Exercise brief
Copy the material that follows word for word and omit its pictures.

Raw data
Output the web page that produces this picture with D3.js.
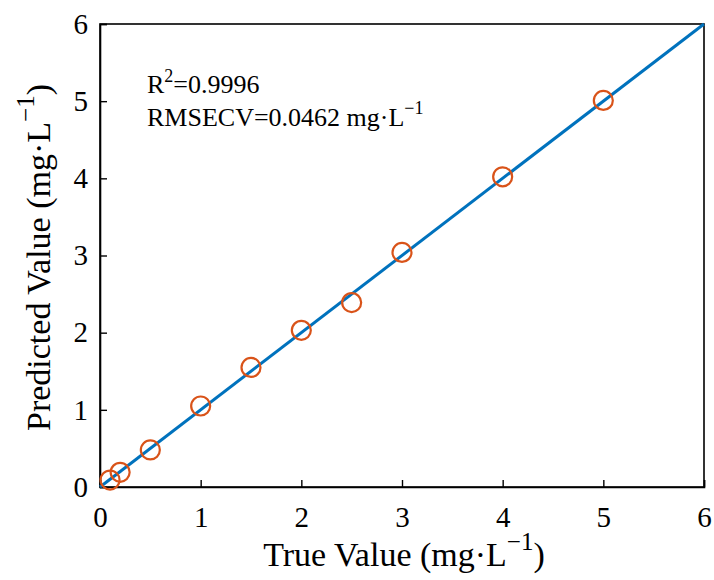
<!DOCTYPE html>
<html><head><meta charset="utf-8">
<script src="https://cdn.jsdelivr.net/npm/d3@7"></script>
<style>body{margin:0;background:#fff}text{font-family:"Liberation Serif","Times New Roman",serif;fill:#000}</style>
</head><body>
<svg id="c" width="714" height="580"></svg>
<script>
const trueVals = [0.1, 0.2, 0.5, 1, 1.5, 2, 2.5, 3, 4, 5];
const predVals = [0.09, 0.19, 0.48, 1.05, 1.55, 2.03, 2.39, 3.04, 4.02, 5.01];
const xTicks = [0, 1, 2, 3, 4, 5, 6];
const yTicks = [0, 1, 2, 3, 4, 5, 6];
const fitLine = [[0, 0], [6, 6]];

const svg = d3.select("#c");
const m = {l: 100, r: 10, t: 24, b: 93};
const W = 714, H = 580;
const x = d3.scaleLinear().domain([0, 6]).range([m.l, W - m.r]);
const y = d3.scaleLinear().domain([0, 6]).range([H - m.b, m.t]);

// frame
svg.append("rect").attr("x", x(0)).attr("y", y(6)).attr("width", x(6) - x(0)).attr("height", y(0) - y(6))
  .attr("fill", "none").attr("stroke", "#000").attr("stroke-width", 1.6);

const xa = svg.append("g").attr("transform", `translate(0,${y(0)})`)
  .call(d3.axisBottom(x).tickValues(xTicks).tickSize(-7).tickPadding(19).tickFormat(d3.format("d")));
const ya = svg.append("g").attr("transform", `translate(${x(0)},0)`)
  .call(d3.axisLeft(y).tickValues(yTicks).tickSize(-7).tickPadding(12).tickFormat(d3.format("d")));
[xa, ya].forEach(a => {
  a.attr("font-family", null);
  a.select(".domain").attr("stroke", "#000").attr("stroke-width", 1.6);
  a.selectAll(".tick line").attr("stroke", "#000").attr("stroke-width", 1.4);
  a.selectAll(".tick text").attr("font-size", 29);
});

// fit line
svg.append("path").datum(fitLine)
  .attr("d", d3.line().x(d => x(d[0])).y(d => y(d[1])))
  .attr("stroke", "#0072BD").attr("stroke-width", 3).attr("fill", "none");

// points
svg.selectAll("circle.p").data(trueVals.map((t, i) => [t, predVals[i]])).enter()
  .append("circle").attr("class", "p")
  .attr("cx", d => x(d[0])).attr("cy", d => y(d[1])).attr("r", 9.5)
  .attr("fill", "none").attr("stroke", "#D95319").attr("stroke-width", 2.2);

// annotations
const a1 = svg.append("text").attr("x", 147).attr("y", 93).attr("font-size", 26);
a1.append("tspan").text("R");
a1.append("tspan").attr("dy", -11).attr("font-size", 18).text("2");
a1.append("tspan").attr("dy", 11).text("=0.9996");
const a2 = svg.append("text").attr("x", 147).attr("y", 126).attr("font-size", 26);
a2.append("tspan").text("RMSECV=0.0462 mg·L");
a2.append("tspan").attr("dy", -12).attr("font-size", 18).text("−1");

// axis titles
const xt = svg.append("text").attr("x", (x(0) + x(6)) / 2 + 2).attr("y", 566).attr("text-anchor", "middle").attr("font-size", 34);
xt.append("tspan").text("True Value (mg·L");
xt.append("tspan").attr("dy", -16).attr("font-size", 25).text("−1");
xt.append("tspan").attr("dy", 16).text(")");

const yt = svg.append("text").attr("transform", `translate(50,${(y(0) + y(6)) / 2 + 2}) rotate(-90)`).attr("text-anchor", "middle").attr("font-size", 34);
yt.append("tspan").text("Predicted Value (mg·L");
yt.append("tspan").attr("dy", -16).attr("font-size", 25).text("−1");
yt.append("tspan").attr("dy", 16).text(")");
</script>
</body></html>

Response for this exercise
Output the web page that produces this picture with D3.js.
<!DOCTYPE html>
<html><head><meta charset="utf-8">
<script src="https://cdn.jsdelivr.net/npm/d3@7"></script>
<style>body{margin:0;background:#fff}text{font-family:"Liberation Serif","Times New Roman",serif;fill:#000}</style>
</head><body>
<svg id="c" width="714" height="580"></svg>
<script>
const trueVals = [0.1, 0.2, 0.5, 1, 1.5, 2, 2.5, 3, 4, 5];
const predVals = [0.09, 0.19, 0.48, 1.05, 1.55, 2.03, 2.39, 3.04, 4.02, 5.01];
const xTicks = [0, 1, 2, 3, 4, 5, 6];
const yTicks = [0, 1, 2, 3, 4, 5, 6];
const fitLine = [[0, 0], [6, 6]];

const svg = d3.select("#c");
const m = {l: 100, r: 10, t: 24, b: 93};
const W = 714, H = 580;
const x = d3.scaleLinear().domain([0, 6]).range([m.l, W - m.r]);
const y = d3.scaleLinear().domain([0, 6]).range([H - m.b, m.t]);

// frame
svg.append("rect").attr("x", x(0)).attr("y", y(6)).attr("width", x(6) - x(0)).attr("height", y(0) - y(6))
  .attr("fill", "none").attr("stroke", "#000").attr("stroke-width", 1.6);

const xa = svg.append("g").attr("transform", `translate(0,${y(0)})`)
  .call(d3.axisBottom(x).tickValues(xTicks).tickSize(-7).tickPadding(19).tickFormat(d3.format("d")));
const ya = svg.append("g").attr("transform", `translate(${x(0)},0)`)
  .call(d3.axisLeft(y).tickValues(yTicks).tickSize(-7).tickPadding(12).tickFormat(d3.format("d")));
[xa, ya].forEach(a => {
  a.attr("font-family", null);
  a.select(".domain").attr("stroke", "#000").attr("stroke-width", 1.6);
  a.selectAll(".tick line").attr("stroke", "#000").attr("stroke-width", 1.4);
  a.selectAll(".tick text").attr("font-size", 29);
});

// fit line
svg.append("path").datum(fitLine)
  .attr("d", d3.line().x(d => x(d[0])).y(d => y(d[1])))
  .attr("stroke", "#0072BD").attr("stroke-width", 3).attr("fill", "none");

// points
svg.selectAll("circle.p").data(trueVals.map((t, i) => [t, predVals[i]])).enter()
  .append("circle").attr("class", "p")
  .attr("cx", d => x(d[0])).attr("cy", d => y(d[1])).attr("r", 9.5)
  .attr("fill", "none").attr("stroke", "#D95319").attr("stroke-width", 2.2);

// annotations
const a1 = svg.append("text").attr("x", 147).attr("y", 93).attr("font-size", 26);
a1.append("tspan").text("R");
a1.append("tspan").attr("dy", -11).attr("font-size", 18).text("2");
a1.append("tspan").attr("dy", 11).text("=0.9996");
const a2 = svg.append("text").attr("x", 147).attr("y", 126).attr("font-size", 26);
a2.append("tspan").text("RMSECV=0.0462 mg·L");
a2.append("tspan").attr("dy", -12).attr("font-size", 18).text("−1");

// axis titles
const xt = svg.append("text").attr("x", (x(0) + x(6)) / 2 + 2).attr("y", 566).attr("text-anchor", "middle").attr("font-size", 34);
xt.append("tspan").text("True Value (mg·L");
xt.append("tspan").attr("dy", -16).attr("font-size", 25).text("−1");
xt.append("tspan").attr("dy", 16).text(")");

const yt = svg.append("text").attr("transform", `translate(50,${(y(0) + y(6)) / 2 + 2}) rotate(-90)`).attr("text-anchor", "middle").attr("font-size", 34);
yt.append("tspan").text("Predicted Value (mg·L");
yt.append("tspan").attr("dy", -16).attr("font-size", 25).text("−1");
yt.append("tspan").attr("dy", 16).text(")");
</script>
</body></html>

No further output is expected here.